Hi, Could you please tell do you have any results of Arize Phoenix load testing? It is important for us to decide if we can use it also for production environment or only for development stage.
Hey Dmitry - sorry for the delay. Early morning here. We do perform load testing and can definitely get you some numbers. Let me organize our benchmarks in a way that it's more easily consumable. Benchmarks however are a bit tricky as they vary on client, server, infra, resources, payloads, and volume. Each dimension matters. In general though let me highlight some of the ways you can make things "production" ready.
Make sure to turn on batch processing. The batch processor accepts spans, metrics, or logs and places them into batches. Batching helps better compress the data and reduce the number of outgoing connections required to transmit the data. This processor supports both size and time based batching.
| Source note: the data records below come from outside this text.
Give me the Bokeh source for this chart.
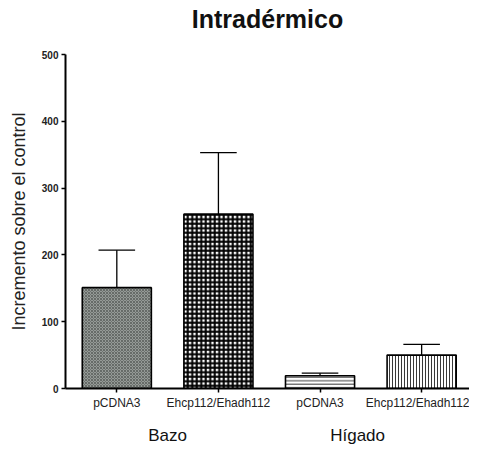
from bokeh.plotting import figure
from bokeh.models import ColumnDataSource, Range1d, FixedTicker, LinearAxis
from bokeh.embed import file_html
from bokeh.resources import INLINE

# ---- data ----
title_text = "Intradérmico"
groups = ["Bazo", "Hígado"]
group_pos = [1.5, 3.37]
labels = ["pCDNA3", "Ehcp112/Ehadh112", "pCDNA3", "Ehcp112/Ehadh112"]
positions = [1, 2, 3, 4]
means = [151, 261, 19, 50]
errors = [56, 92, 4, 16]
y_ticks = [0, 100, 200, 300, 400, 500]

# ---- styles ----
fills = ["#959a97", "white", "white", "white"]
hatches = ["diagonal_cross", "cross", "horizontal_line", "vertical_line"]
hatch_colors = ["#5a5f5c", "black", "#3a3a3a", "#3a3a3a"]
hatch_scales = [3, 4.5, 3.5, 3]
hatch_weights = [0.8, 2.0, 1.0, 1.0]
bar_width = 0.68
cap_half = 0.18
x_start, x_end = 0.495, 4.471
title_pos = (x_start + x_end) / 2

FONT = "Liberation Sans"

p = figure(width=469, height=447, output_backend="svg", toolbar_location=None,
           x_range=Range1d(x_start, x_end), y_range=Range1d(0, 500),
           min_border_left=65, min_border_right=0, min_border_top=54,
           min_border_bottom=59)

p.outline_line_color = None
p.xgrid.visible = False
p.ygrid.visible = False
p.background_fill_color = "white"
p.border_fill_color = "white"

src = ColumnDataSource(dict(x=positions, top=means, fill=fills, hatch=hatches,
                            hc=hatch_colors, hs=hatch_scales, hw=hatch_weights))
p.vbar(x="x", top="top", bottom=0, width=bar_width, source=src,
       fill_color="fill", line_color="black", line_width=1.6,
       hatch_pattern="hatch", hatch_color="hc", hatch_scale="hs", hatch_weight="hw")

tops = [m + e for m, e in zip(means, errors)]
p.segment(x0=positions, y0=means, x1=positions, y1=tops, line_color="black", line_width=1.3)
p.segment(x0=[x - cap_half for x in positions], y0=tops,
          x1=[x + cap_half for x in positions], y1=tops,
          line_color="black", line_width=1.3)

# y axis
ya = p.yaxis[0]
ya.ticker = FixedTicker(ticks=y_ticks)
ya.axis_label = "Incremento sobre el control"
ya.axis_label_text_font = FONT
ya.axis_label_text_font_size = "18px"
ya.axis_label_text_font_style = "normal"
ya.axis_label_text_color = "#222222"
ya.axis_label_standoff = 10
ya.major_label_text_font = FONT
ya.major_label_text_font_size = "10px"
ya.major_label_text_font_style = "bold"
ya.major_label_text_color = "#222222"
ya.major_label_standoff = 3
ya.major_tick_in = 0
ya.major_tick_out = 4
ya.minor_tick_line_color = None
ya.axis_line_width = 2
ya.major_tick_line_width = 1.5

# x axis (bar labels)
xa = p.xaxis[0]
xa.ticker = FixedTicker(ticks=positions)
xa.major_label_overrides = {pos: lab for pos, lab in zip(positions, labels)}
xa.major_label_text_font = FONT
xa.major_label_text_font_size = "12px"
xa.major_label_text_color = "#222222"
xa.major_label_standoff = 3
xa.major_tick_in = 0
xa.major_tick_out = 4
xa.minor_tick_line_color = None
xa.axis_line_width = 2
xa.major_tick_line_width = 1.5

# group axis
ga = LinearAxis(ticker=FixedTicker(ticks=group_pos),
                major_label_overrides={pos: g for pos, g in zip(group_pos, groups)})
ga.axis_line_color = None
ga.major_tick_line_color = None
ga.minor_tick_line_color = None
ga.major_label_text_font = FONT
ga.major_label_text_font_size = "17px"
ga.major_label_text_color = "#111111"
ga.major_label_standoff = 7
p.add_layout(ga, "below")

# title (as a label-only axis above the frame)
ta = LinearAxis(ticker=FixedTicker(ticks=[title_pos]),
                major_label_overrides={title_pos: title_text})
ta.axis_line_color = None
ta.major_tick_line_color = None
ta.minor_tick_line_color = None
ta.major_label_text_font = FONT
ta.major_label_text_font_size = "25px"
ta.major_label_text_font_style = "bold"
ta.major_label_text_color = "#111111"
ta.major_label_standoff = 16
p.add_layout(ta, "above")

open("out.html", "w").write(file_html(p, INLINE))
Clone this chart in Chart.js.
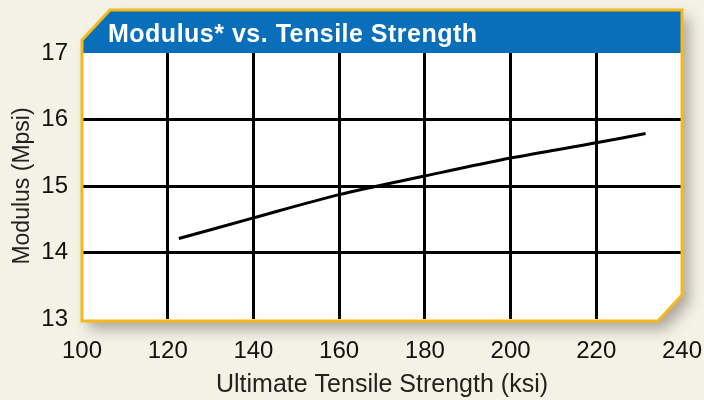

Switch to gRPC to maximize payload compression
Make sure to have facilities to scale up memory, disk, and possibly horizontal scaling.
Turn on backups of your postgres instance.
There's also additional facilities such as the OTEL collector to offload data if needed. Phoenix works by taking the OTLP payloads off the network as soon as possible and queueing them for ingestion and joins. Since Phoenix tries to stay light on infra - this is managed by an in-memory queue and so RAM can be bumped if this becomes a bottleneck. Let me know if you need any more details and also happy to chat more directly. It's also worth noting that we have. Arize Ax which is available via SAAS or a managed on-prem instance that has infrastructure behind it to manage high volume payloads if you ever decide to massively scale up. Hope that helps.